Forisk Forecast: Expanding the Panama Canal

26 02 2013

This is the third in a series related to Forisk’s 2013 forecast of softwood stumpage prices in the United States.

One of the best books I read in 2012 was David McCullough’s The Path Between the Seas about the building of the Panama Canal.  Early in the book, McCullough summarizes the prognosticating efforts of those studying and considering in the 1800s alternatives for slicing a path through the isthmus of Central America at Nicaragua or Panama to connect the seas.  McCullough notes that:

….all the canal projects proposed, every cost estimated, irrespective of the individual or individuals responsible, were hopelessly unrealistic if not preposterous.  Every supposed canal survey made by mid-century was patently flawed by bad assumptions or absurdly inadequate data.  Assertions that the task would be simple were written by fools or by men who either had no appropriate competence or who, if they did, had never laid eyes on a rain forest.

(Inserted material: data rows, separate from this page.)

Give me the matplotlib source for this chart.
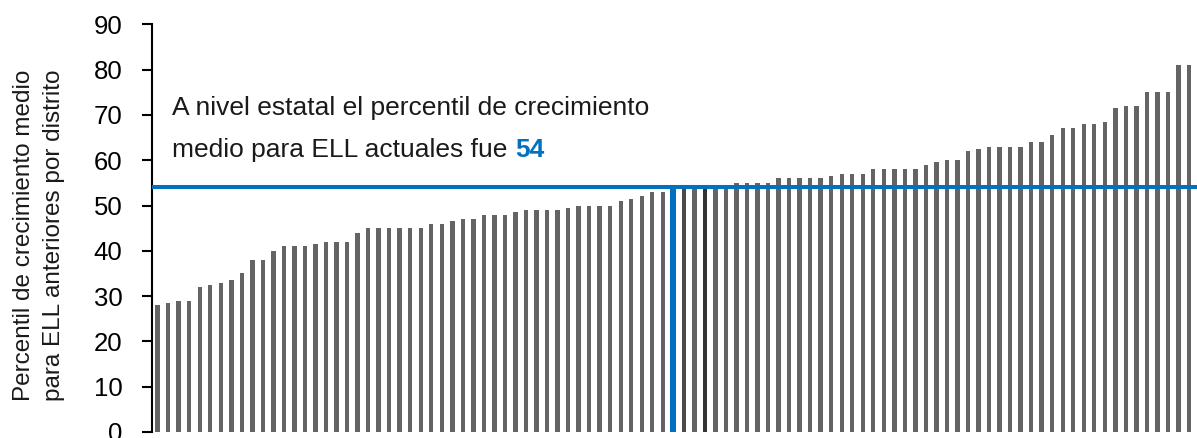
import matplotlib
matplotlib.use('Agg')
import matplotlib.pyplot as plt
import numpy as np

# Growth percentile per district, sorted ascending
district_values = [
    28, 28.5, 29, 29, 32, 32.5, 33, 33.5, 35, 38, 38, 40,
    41, 41, 41, 41.5, 42, 42, 42, 44, 45, 45, 45, 45, 45, 45,
    46, 46, 46.5, 47, 47, 48, 48, 48, 48.5, 49, 49, 49, 49, 49.5,
    50, 50, 50, 50, 51, 51.5, 52, 53, 53, 54, 54, 54, 54, 54, 54.5,
    55, 55, 55, 55, 56, 56, 56, 56, 56, 56.5, 57, 57, 57,
    58, 58, 58, 58, 58, 59, 59.5, 60, 60, 62, 62.5, 63, 63, 63, 63,
    64, 64, 65.5, 67, 67, 68, 68, 68.5, 71.5, 72, 72, 75, 75, 75, 81, 81,
]
state_value = 54
state_idx = 49
dark_idx = [50, 52]
y_ticks = [0, 10, 20, 30, 40, 50, 60, 70, 80, 90]

ylabel = 'Percentil de crecimiento medio\npara ELL anteriores por distrito'
note_line1 = 'A nivel estatal el percentil de crecimiento'
note_line2 = 'medio para ELL actuales fue '

BLUE = '#0070c0'
GRAY = '#646464'
FONT = ['Liberation Sans', 'DejaVu Sans']

fig = plt.figure(figsize=(11.97, 4.38), dpi=100)
ax = fig.add_axes([0.1267, 0.0137, 0.8733, 0.9308])

x = np.arange(len(district_values))
colors = [GRAY] * len(x)
colors[dark_idx[0]] = '#4a4a4a'
colors[dark_idx[1]] = '#333333'
widths = [0.42] * len(x)
colors[state_idx] = BLUE
widths[state_idx] = 0.55

ax.bar(x, district_values, width=widths, color=colors, zorder=2)
ax.axhline(state_value, color=BLUE, lw=2.9, zorder=3)

ax.set_xlim(-0.57, len(x) - 1 + 0.76)
ax.set_ylim(0, 90)
ax.set_yticks(y_ticks)
ax.set_xticks([])
for side in ['top', 'right', 'bottom']:
    ax.spines[side].set_visible(False)
ax.spines['left'].set_linewidth(1.5)
ax.tick_params(axis='y', direction='out', length=7, width=1.5, pad=14)
for lbl in ax.get_yticklabels():
    lbl.set_fontfamily(FONT)
    lbl.set_fontsize(18.5)

fig.text(0.0105, 0.462, ylabel, rotation=90, ha='left', va='center',
         fontsize=17.5, family=FONT, linespacing=1.5, color='#1a1a1a')

t1 = ax.text(1.36, 71.5, note_line1, ha='left', va='center',
             fontsize=19, family=FONT, color='#1a1a1a')
t2 = ax.text(1.36, 62.3, note_line2, ha='left', va='center',
             fontsize=19, family=FONT, color='#1a1a1a')

# put the bold blue number right after the second line
fig.canvas.draw()
bb = t2.get_window_extent()
x_end = ax.transData.inverted().transform((bb.x1, bb.y0))[0]
ax.text(x_end, 62.3, str(state_value), ha='left', va='center',
        fontsize=19, family=FONT, fontweight='bold', color=BLUE)

fig.savefig('out.png', dpi=100)
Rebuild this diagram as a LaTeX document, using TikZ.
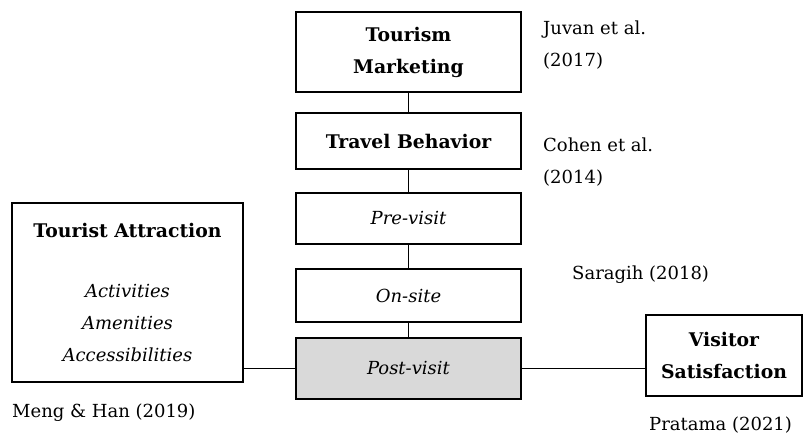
\documentclass[tikz,border=0pt]{standalone}
\usepackage{fontspec}
\setmainfont{DejaVu Serif}
\usepackage{tikz}
\usetikzlibrary{positioning}
\definecolor{postgray}{HTML}{D9D9D9}
\def\txtsize{\fontsize{18}{32}\selectfont}
\def\boldsize{\fontsize{18.8}{32}\selectfont}
\tikzset{
    box/.style={draw=black, line width=1.6pt, fill=white, align=center, inner sep=0pt, font=\txtsize},
    stagebox/.style={box, minimum width=225pt},
    citetext/.style={anchor=west, align=left, inner sep=0pt, font=\txtsize},
    link/.style={line width=1.5pt}
}

\begin{document}
\begin{tikzpicture}[x=1pt, y=-1pt]

    \useasboundingbox (0, 0) rectangle (803, 435);

    % central stages
    \node[stagebox, minimum height=80pt] (market) at (408.5, 52) {\boldsize\bfseries Tourism\\\boldsize\bfseries Marketing};
    \node[stagebox, minimum height=56pt] (travel) at (408.5, 141) {\boldsize\bfseries Travel Behavior};
    \node[stagebox, minimum height=51pt] (pre) at (408.5, 218.5) {\textit{Pre-visit}};
    \node[stagebox, minimum height=53pt] (onsite) at (408.5, 295.5) {\textit{On-site}};
    \node[stagebox, minimum height=61pt, fill=postgray] (post) at (408.5, 368.5) {\textit{Post-visit}};

    % sides
    \node[box, minimum width=231pt, minimum height=179pt] (attraction) at (127.5, 292.5)
        {{\boldsize\bfseries Tourist Attraction}\\[28pt]\textit{Activities}\\\textit{Amenities}\\\textit{Accessibilities}};
    \node[box, minimum width=156pt, minimum height=81pt] (visitor) at (724, 355.5)
        {\boldsize\bfseries Visitor\\\boldsize\bfseries Satisfaction};

    \draw[link] (market) -- (travel);
    \draw[link] (travel) -- (pre);
    \draw[link] (pre) -- (onsite);
    \draw[link] (onsite) -- (post);
    \draw[link] (attraction.east |- post.west) -- (post.west);
    \draw[link] (post.east) -- (post.east -| visitor.west);

    % references
    \node[citetext] (juvan) at (543, 45) {Juvan et al.\\(2017)};
    \node[citetext] (cohen) at (543, 162) {Cohen et al.\\(2014)};
    \node[citetext] (saragih) at (572, 275) {Saragih (2018)};
    \node[citetext] (meng) at (12, 413) {Meng \& Han (2019)};
    \node[citetext] (pratama) at (649, 425) {Pratama (2021)};

\end{tikzpicture}
\end{document}
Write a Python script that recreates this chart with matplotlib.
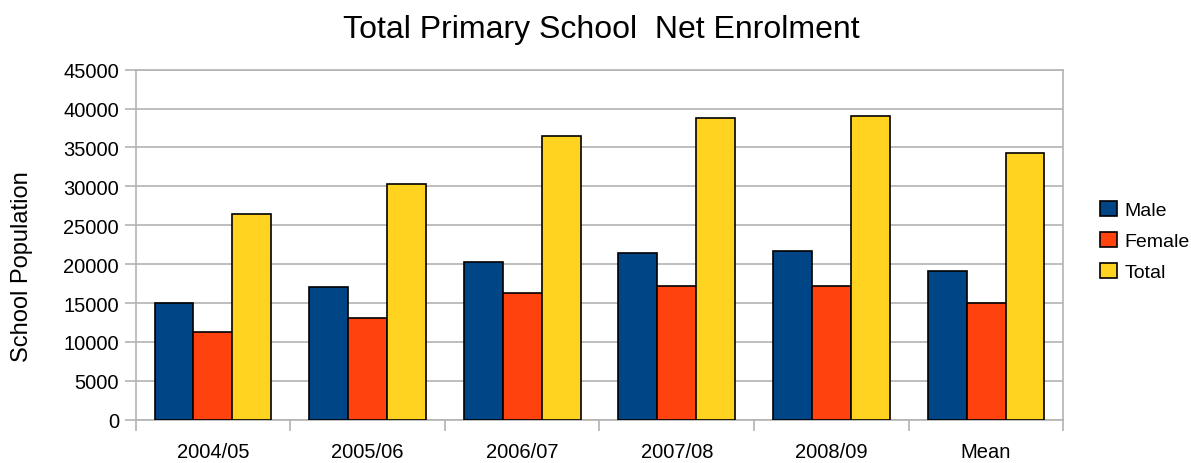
import numpy as np
import matplotlib
matplotlib.use("Agg")
import matplotlib.pyplot as plt
from matplotlib.patches import Patch

plt.rcParams["font.family"] = ["Liberation Sans", "DejaVu Sans"]

categories = ["2004/05", "2005/06", "2006/07", "2007/08", "2008/09", "Mean"]
male = [15050, 17000, 20250, 21450, 21700, 19100]
female = [11300, 13050, 16250, 17250, 17250, 15000]
total = [26400, 30350, 36500, 38750, 39000, 34350]
series_names = ["Male", "Female", "Total"]
colors = ["#004586", "#ff420e", "#ffd320"]

fig = plt.figure(figsize=(11.91, 4.64), dpi=100)
ax = fig.add_axes([0.1139, 0.0933, 0.7789, 0.7543])

x = np.arange(len(categories))
w = 0.252
for i, (vals, c) in enumerate(zip([male, female, total], colors)):
    ax.bar(x + (i - 1) * w, vals, width=w, color=c, edgecolor="black",
           linewidth=1.2, zorder=3)

ax.set_xlim(-0.5, len(categories) - 0.5)
ax.set_ylim(0, 45000)
ax.set_yticks(np.arange(0, 45001, 5000))
ax.yaxis.grid(True, color="#b3b3b3", linewidth=1.2, zorder=0)
ax.set_axisbelow(True)

ax.set_xticks(x)
ax.set_xticklabels(categories)
ax.set_xticks(np.arange(-0.5, len(categories), 1), minor=True)
ax.tick_params(axis="x", which="major", length=0, pad=16, labelsize=14.5)
ax.tick_params(axis="x", which="minor", length=8, color="#b3b3b3", width=1.2)
ax.tick_params(axis="y", length=8, color="#b3b3b3", width=1.2, pad=4,
               labelsize=14.5)

for s in ax.spines.values():
    s.set_color("#b3b3b3")
    s.set_linewidth(1.2)

fig.text(22 / 1191, 1 - 267 / 464, "School Population", rotation=90,
         ha="center", va="center", fontsize=17)
fig.text(601 / 1191, 1 - 30 / 464, "Total Primary School  Net Enrolment",
         ha="center", va="center", fontsize=23)

handles = [Patch(facecolor=c, edgecolor="black", linewidth=1.2) for c in colors]
fig.legend(handles, series_names, loc="center left",
           bbox_to_anchor=(1100 / 1191, 1 - 242 / 464), frameon=False,
           fontsize=14, handlelength=0.85, handleheight=0.8,
           handletextpad=0.4, labelspacing=0.65, borderpad=0, borderaxespad=0)

fig.savefig("out.png", dpi=100)
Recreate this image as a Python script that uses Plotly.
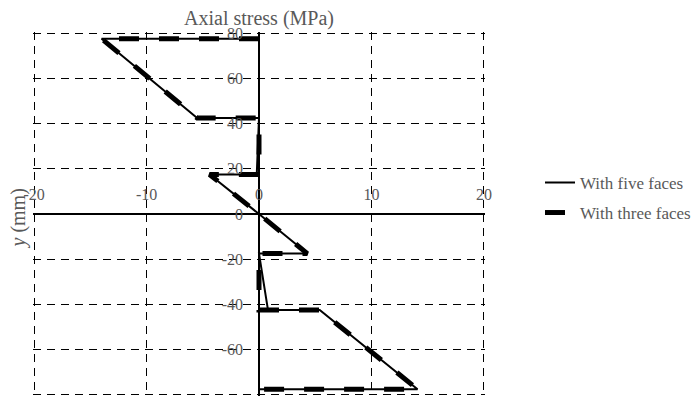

While McCullough falls (just) short of crucifying the analysts and pitchmen of the day, his language quickened my pulse and reminds us all to confirm assumptions on the ground, check data and respect context.  In the end, we must take a position on what’s “doable.”

In December, I visited the Panama Canal.  The largest ships began outgrowing the Canal in the 1980s. In 2007, Panama officially started an expansion project that will add a third lane to the Canal.  Scheduled for completion in 2015, the Panama Canal expansion will allow significantly larger container ships to short-cut the trip from Asia to the East Coast in the U.S. and elsewhere.  A critical limiting issue remains.  Tom Heagle at ASF Logistics highlights how most East Coast ports currently lack the necessary depth and/or maneuvering space and/or suitable cranes and/or docks to handle the enormous ships.

In studying and tracking log and lumber export markets, we model potential implications from the Panama Canal.  In practical terms, 2013 will not be the year the Canal Expansion influences stumpage (or lumber) prices in the United States.  Neither will 2014.  For U.S. stumpage and log forecasts, keys include competitively priced supplies – influenced through imports and exports that may or may not change due to the Expansion – relative to U.S. demand.  The economics of utilizing an expanded Panama Canal fail to qualify as a “no-brainer”; it simply opens a trade-off between total time and total cost.